>>

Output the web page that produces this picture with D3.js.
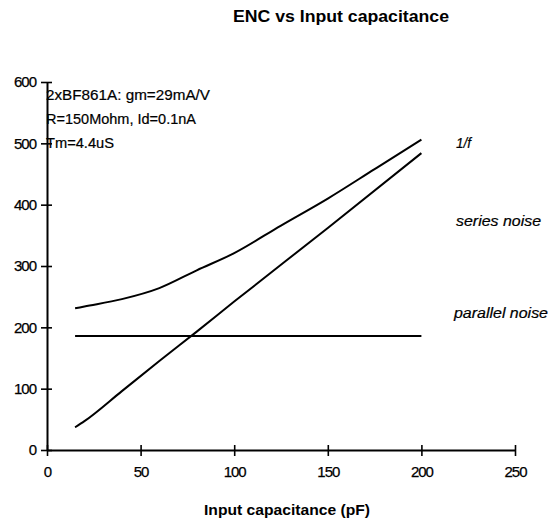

<<
>>

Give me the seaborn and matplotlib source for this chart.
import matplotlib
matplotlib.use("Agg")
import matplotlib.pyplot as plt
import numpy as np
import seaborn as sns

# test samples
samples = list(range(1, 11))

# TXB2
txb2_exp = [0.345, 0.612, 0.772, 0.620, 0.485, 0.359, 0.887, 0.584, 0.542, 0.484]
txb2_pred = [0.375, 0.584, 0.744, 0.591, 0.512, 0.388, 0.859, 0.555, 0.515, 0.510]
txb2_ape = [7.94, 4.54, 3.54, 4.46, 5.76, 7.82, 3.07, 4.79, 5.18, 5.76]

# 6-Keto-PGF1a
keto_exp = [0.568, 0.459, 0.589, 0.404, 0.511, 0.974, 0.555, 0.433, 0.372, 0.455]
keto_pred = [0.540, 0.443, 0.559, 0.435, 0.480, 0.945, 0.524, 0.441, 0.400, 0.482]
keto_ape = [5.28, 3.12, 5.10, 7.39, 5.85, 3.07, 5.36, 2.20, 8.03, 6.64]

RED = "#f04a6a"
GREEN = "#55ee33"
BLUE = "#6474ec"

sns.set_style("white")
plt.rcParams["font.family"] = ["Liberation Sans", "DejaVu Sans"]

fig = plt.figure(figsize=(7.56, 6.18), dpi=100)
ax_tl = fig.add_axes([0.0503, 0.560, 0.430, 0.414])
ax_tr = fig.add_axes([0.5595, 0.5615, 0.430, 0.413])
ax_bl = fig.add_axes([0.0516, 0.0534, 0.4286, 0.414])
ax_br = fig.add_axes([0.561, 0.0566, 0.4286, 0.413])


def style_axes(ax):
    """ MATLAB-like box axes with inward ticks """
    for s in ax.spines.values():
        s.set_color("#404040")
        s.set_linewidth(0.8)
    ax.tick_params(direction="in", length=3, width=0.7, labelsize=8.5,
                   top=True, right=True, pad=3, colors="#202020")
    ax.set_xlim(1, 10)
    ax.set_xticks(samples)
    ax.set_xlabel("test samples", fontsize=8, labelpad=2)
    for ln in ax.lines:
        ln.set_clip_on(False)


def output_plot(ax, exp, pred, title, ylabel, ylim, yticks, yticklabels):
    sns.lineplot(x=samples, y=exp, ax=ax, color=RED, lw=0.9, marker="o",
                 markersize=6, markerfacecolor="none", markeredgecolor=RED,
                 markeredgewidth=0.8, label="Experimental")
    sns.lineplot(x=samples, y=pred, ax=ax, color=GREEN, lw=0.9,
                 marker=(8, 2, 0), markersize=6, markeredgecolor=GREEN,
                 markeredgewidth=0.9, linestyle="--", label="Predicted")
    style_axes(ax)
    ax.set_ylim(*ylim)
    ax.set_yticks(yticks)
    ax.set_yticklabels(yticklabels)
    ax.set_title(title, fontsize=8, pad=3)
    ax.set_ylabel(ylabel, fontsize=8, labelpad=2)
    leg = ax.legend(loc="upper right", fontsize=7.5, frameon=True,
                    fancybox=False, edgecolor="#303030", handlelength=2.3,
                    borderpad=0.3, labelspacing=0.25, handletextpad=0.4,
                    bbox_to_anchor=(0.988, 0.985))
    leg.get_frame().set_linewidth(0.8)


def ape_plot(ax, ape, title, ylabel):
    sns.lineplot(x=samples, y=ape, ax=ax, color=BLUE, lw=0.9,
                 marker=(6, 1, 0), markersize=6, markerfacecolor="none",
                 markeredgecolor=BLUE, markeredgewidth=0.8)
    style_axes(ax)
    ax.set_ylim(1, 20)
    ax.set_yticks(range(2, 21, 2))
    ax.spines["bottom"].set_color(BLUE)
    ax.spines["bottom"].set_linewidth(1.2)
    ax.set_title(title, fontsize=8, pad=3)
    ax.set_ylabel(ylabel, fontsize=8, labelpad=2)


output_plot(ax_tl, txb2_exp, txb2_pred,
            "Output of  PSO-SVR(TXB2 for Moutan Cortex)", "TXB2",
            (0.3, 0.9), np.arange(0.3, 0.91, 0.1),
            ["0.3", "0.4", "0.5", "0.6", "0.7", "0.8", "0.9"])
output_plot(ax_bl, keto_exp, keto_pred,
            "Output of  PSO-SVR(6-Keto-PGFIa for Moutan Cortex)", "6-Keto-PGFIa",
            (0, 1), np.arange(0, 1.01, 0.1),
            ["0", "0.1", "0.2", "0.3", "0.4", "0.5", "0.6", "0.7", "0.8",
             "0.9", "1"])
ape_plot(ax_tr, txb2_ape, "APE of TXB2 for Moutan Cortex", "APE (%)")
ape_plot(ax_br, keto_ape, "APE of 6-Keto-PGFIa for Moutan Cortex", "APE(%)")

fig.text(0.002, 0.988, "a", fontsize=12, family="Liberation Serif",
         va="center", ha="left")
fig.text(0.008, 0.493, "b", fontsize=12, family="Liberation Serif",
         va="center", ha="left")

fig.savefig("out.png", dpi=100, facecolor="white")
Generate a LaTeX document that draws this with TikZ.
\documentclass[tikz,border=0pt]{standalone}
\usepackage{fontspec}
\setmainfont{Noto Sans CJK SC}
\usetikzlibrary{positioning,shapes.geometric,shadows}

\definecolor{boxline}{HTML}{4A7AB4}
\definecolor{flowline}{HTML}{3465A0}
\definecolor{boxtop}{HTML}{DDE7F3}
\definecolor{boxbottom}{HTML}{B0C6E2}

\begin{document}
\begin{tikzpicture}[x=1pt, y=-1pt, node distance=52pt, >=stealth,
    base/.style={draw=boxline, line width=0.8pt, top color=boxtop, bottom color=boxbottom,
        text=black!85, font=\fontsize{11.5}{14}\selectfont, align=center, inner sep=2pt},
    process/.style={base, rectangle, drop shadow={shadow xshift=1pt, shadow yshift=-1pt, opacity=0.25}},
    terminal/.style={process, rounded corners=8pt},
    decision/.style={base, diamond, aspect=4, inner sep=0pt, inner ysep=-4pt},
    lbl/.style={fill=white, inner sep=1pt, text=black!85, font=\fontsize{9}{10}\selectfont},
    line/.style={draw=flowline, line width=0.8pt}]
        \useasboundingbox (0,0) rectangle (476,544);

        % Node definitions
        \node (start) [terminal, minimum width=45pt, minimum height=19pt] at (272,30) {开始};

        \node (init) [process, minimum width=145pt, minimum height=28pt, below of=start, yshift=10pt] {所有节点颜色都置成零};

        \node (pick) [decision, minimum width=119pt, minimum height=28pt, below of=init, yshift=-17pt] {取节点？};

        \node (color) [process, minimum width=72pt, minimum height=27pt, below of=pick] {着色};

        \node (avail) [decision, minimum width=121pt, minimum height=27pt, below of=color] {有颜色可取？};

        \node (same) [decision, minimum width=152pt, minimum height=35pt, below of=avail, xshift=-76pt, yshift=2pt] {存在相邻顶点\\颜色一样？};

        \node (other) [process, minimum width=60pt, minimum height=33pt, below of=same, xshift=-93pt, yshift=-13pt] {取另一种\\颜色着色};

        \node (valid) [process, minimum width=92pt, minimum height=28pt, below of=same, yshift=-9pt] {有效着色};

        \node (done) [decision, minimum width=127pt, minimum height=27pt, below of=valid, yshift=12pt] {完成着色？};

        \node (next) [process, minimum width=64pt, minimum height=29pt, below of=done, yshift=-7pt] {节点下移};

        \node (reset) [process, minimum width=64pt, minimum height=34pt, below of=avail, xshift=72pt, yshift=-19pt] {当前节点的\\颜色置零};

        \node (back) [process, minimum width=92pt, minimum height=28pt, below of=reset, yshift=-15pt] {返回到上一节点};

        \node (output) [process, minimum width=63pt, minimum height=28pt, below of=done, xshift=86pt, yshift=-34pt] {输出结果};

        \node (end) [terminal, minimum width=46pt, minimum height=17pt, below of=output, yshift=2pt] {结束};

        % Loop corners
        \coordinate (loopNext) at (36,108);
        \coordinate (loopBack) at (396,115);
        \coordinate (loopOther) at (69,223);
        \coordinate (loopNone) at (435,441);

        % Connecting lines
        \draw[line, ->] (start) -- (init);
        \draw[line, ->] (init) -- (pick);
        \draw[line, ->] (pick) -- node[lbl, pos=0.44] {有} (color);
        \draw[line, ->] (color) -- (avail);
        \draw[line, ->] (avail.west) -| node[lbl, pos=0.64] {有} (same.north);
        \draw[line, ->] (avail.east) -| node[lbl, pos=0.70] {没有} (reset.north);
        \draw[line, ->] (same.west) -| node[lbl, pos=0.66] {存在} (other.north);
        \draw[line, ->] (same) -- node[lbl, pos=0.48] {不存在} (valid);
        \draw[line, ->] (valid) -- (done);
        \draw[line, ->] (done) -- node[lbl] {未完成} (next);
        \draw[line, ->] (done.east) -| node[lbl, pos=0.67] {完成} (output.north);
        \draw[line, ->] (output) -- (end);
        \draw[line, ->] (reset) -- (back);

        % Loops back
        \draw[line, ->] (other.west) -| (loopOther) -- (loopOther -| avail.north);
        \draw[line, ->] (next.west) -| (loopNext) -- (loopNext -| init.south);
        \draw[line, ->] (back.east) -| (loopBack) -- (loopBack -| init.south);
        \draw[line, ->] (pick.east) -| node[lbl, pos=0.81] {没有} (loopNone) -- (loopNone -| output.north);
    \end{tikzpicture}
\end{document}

<<

§ Exercise details
Give back, word for word, each line from the one containing "Give me the" down to the one containing "4.79, 5.18, 5.76]", including those two lines.

§ Answer below
Give me the seaborn and matplotlib source for this chart.
import matplotlib
matplotlib.use("Agg")
import matplotlib.pyplot as plt
import numpy as np
import seaborn as sns

# test samples
samples = list(range(1, 11))

# TXB2
txb2_exp = [0.345, 0.612, 0.772, 0.620, 0.485, 0.359, 0.887, 0.584, 0.542, 0.484]
txb2_pred = [0.375, 0.584, 0.744, 0.591, 0.512, 0.388, 0.859, 0.555, 0.515, 0.510]
txb2_ape = [7.94, 4.54, 3.54, 4.46, 5.76, 7.82, 3.07, 4.79, 5.18, 5.76]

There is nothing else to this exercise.